Además, van a tener que enfrentar esas demandas con una restricción nada trivial: contrario a la inmensa mayoría de los presidentes municipales en el resto del país, los alcaldes en la Ciudad de México no tienen mando policial. La capital es el ejemplo supremo del mando único: la policía depende por entero del gobierno central.
Es cierto que las alcaldías pueden contratar a policías auxiliares y varias lo han hecho en años recientes. Pero eso es una medida cara –cada policía auxiliar tiene un costo aproximado para las alcaldías de 400 mil pesos al año– e insuficiente: en el mejor de los casos, las alcaldías pueden contratar a un par de centenar de elementos de la policía auxiliar, divididos en dos turnos. Eso no cambia mayormente la ecuación.
Entonces, sin control directo del brazo policial, ¿qué pueden hacer los gobiernos de las alcaldías para atender las demandas de seguridad? Pueden empezar por guiarse por tres principios básicos:
1. El gobierno debe guiarse por la evidencia. A ese nivel, hay muy pocos recursos (incluyendo la colaboración del gobierno central) y hay por tanto muy poco espacio para el despilfarro y la ocurrencia.

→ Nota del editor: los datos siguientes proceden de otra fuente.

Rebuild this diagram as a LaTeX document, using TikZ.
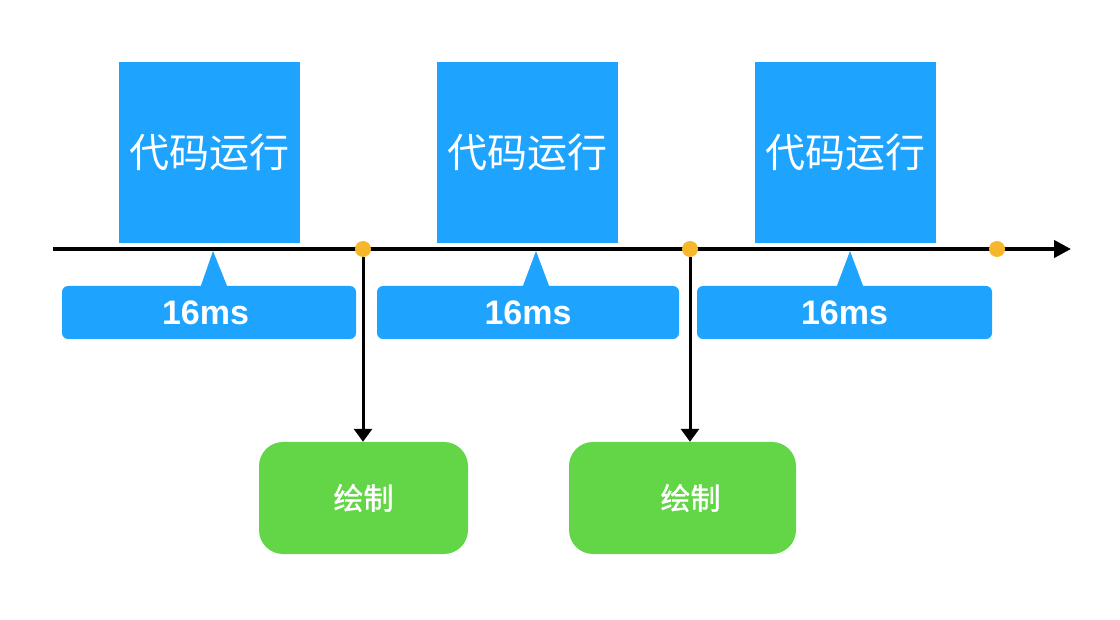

2. El gobierno debe centrarse en la atención a las víctimas. A nivel de las alcaldías, no hay muchos recursos para prevenir delitos, pero sí se pueden tomar medidas para mejorar el acompañamiento y trato a las víctimas.
3. El gobierno tiene que abrirse al escrutinio. Todo lo que haga con recursos públicos debe estar sometido a la evaluación externa. La rendición de cuentas tiene que ser práctica cotidiana.
A partir de estos principios, se pueden poner en práctica algunas ideas concretas:
1. Elaborar mapas de actividad delictiva con información pública y añadiendo la que se acumula entre organizaciones y grupos de vecinos.
2. Levantar encuestas anuales de victimización a nivel de la demarcación.
3. Realizar evaluaciones externas de las acciones en materia de seguridad y vincular explícitamente los programas presupuestales a sus resultados.
4. Crear centros de atención a víctimas del delito.
5. Realizar reuniones semanales de seguimiento (a nivel cuadrante) con responsables de la Secretaría de Seguridad Ciudadana y vecinos.
6. En colaboración con instituciones de educación superior, establecer consejos técnicos de evaluación de la política de seguridad.
Los nuevos alcaldes y alcaldesas tienen pocos recursos y poco tiempo. Antes de que se acomoden en sus oficinas, van a tener encima un aluvión de demandas. No les queda más que ser estratégicos con la pobre baraja que tienen.